Rune Factory: A Fantasy Harvest Moon2 continues very closely in the themes set by the original Rune Factory. Get a farm, help the townspeople, and make some cash by growing crops and plundering the dungeons. In fact, it’s almost exactly the same formula. What is different, however, is the fine tuning of some small things. The controls are more fluid, all the dungeons are available right from the start, and a new element is introduced to occupy your time: quests.
A bulletin board is used for you to accept quests on behalf of the townsfolk, and this serves to help you net some extra rewards. This also increases your friendship and love ratings with the town, whereas before you had to give lots of gifts and talk to them. Here is also where the story is progressed, which is a much larger part of this game compared to the previous title.The same things you love from the first game return in force to the sequel, and the quest system a very welcome upgrade from the first game. This provides plenty of diversion from the main game.
Returning is also the combat and magic system from the first game. One difference is that some of the skills are not available until later in the game. This is explained by saying that the materials do not exist and the character has not learned those skills yet. These skills include cooking, smithing, pharmacy, and crafting, and are unfortunately very critical skills to getting the most out of dungeons. Unless you have the patience to max out your combat skills (I did do this in one playthrough) you need upgraded weapons and potions. This leads to one of the main critiques of the game: it seemed like an interesting plan to delay certain skills in order to fit in with the ‘second generation’ portion of the game, but it ends up seeming like a punishment.

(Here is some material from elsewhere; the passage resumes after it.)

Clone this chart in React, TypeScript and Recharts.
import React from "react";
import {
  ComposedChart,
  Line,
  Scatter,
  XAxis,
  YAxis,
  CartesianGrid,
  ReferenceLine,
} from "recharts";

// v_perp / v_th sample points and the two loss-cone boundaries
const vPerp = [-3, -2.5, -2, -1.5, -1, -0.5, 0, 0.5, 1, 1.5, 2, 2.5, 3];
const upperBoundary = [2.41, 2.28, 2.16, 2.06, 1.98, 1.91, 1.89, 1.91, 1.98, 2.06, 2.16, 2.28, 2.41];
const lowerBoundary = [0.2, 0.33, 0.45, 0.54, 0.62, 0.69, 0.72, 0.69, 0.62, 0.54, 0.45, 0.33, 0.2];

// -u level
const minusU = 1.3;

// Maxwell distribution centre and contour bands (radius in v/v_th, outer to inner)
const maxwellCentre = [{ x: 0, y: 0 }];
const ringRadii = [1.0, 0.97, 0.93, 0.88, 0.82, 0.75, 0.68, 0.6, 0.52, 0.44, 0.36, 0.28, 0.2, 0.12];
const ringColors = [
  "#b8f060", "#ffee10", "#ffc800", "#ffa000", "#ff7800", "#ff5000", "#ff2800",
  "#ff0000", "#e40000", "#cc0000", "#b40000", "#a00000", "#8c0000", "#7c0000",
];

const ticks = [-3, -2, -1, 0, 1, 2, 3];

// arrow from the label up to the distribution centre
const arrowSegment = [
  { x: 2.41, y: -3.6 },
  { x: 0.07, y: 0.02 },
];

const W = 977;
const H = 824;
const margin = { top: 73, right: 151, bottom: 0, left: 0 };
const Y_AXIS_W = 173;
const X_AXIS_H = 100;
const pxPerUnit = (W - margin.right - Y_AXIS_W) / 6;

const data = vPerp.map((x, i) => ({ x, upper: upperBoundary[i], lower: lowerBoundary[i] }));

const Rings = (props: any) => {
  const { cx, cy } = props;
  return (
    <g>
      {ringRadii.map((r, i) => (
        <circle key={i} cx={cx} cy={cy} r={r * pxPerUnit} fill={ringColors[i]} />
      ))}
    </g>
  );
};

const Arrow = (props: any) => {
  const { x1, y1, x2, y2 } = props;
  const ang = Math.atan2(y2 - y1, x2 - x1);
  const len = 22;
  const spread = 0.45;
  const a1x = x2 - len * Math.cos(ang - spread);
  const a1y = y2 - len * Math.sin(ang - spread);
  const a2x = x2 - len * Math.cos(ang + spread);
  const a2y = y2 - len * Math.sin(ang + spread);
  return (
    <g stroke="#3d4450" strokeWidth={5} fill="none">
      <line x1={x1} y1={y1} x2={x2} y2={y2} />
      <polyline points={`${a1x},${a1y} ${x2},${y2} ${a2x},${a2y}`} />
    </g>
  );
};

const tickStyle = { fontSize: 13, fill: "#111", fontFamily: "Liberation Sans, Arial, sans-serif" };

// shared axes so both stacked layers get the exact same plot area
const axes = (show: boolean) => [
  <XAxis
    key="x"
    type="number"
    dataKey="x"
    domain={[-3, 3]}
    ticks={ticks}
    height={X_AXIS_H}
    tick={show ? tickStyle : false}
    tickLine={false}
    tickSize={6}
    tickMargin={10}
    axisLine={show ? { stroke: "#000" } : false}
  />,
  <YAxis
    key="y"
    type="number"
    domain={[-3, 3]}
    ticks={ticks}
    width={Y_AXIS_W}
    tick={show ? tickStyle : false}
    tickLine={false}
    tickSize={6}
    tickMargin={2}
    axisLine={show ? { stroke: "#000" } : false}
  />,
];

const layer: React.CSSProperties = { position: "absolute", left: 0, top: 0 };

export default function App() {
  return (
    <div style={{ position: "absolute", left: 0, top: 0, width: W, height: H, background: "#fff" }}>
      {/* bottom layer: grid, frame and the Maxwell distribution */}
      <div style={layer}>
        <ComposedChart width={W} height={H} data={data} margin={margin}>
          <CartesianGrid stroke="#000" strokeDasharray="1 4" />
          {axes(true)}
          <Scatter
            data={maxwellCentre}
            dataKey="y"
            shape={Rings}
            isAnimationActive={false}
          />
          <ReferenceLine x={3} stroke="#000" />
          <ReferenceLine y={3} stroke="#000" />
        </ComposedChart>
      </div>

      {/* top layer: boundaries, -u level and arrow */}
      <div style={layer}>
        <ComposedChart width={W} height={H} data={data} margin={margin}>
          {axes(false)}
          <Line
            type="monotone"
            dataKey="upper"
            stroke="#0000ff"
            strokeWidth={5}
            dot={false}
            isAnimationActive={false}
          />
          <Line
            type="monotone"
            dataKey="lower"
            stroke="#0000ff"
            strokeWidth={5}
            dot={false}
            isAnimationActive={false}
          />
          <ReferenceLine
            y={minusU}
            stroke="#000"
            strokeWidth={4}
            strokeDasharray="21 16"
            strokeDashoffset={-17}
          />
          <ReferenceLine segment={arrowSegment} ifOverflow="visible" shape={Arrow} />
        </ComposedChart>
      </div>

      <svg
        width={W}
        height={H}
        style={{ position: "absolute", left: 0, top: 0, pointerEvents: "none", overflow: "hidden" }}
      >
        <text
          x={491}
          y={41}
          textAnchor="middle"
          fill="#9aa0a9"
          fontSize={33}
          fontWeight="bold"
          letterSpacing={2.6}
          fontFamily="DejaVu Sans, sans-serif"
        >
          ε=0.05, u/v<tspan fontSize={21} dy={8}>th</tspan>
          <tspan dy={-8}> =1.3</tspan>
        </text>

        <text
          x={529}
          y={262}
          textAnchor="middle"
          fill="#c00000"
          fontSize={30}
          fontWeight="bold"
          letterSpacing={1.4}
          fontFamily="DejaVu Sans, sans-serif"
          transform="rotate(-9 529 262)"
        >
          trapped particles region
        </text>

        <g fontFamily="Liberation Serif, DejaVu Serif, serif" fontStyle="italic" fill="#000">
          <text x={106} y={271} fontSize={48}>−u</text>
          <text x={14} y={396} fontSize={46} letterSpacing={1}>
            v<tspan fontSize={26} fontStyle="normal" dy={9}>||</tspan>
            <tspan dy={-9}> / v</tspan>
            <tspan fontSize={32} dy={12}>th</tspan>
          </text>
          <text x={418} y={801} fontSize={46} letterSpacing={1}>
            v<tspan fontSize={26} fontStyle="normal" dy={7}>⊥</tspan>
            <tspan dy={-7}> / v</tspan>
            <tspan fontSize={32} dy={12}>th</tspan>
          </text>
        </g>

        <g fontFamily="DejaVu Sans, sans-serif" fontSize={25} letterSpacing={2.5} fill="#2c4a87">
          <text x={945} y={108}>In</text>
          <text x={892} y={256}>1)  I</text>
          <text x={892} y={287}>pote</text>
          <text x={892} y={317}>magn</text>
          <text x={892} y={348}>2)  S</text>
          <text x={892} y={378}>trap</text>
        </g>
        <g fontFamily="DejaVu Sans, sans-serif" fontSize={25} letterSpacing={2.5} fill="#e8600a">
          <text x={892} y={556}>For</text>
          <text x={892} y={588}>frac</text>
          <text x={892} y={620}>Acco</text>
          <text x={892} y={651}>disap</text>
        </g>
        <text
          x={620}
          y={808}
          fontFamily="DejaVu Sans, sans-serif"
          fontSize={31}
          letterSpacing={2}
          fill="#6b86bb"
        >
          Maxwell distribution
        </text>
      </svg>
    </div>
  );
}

Speaking of the ‘second generation,’ this is a unique instance in the series. Your child takes over for you once he or she grows up. Again it seems like a solid idea on paper, but it ends up forcing you to marry and have a child for the story to progress (no celibate heroes allowed). Your child then is required to go to a school you build in order to learn these previously unavailable skills. And this part really blows. It slows down the pace of the game, especially when you’ve been waiting for the chance to upgrade your smithing. There is also a jump in the difficulty when your child takes over, and this can be a deterrent to some. The opposing camp will claim that the game is too easy for the first half, and no one ends up pleased.
The game has many positives however. The dungeons are quite fun and the townspeople are as diverse as ever. There are new girls to woo and the story (once you’re allowed to progress it) actually isn’t too bad. Although this game represents the low point of the series, it makes for a very entertaining game. There are many hours of enjoyment to be had from it and there is always replayability value.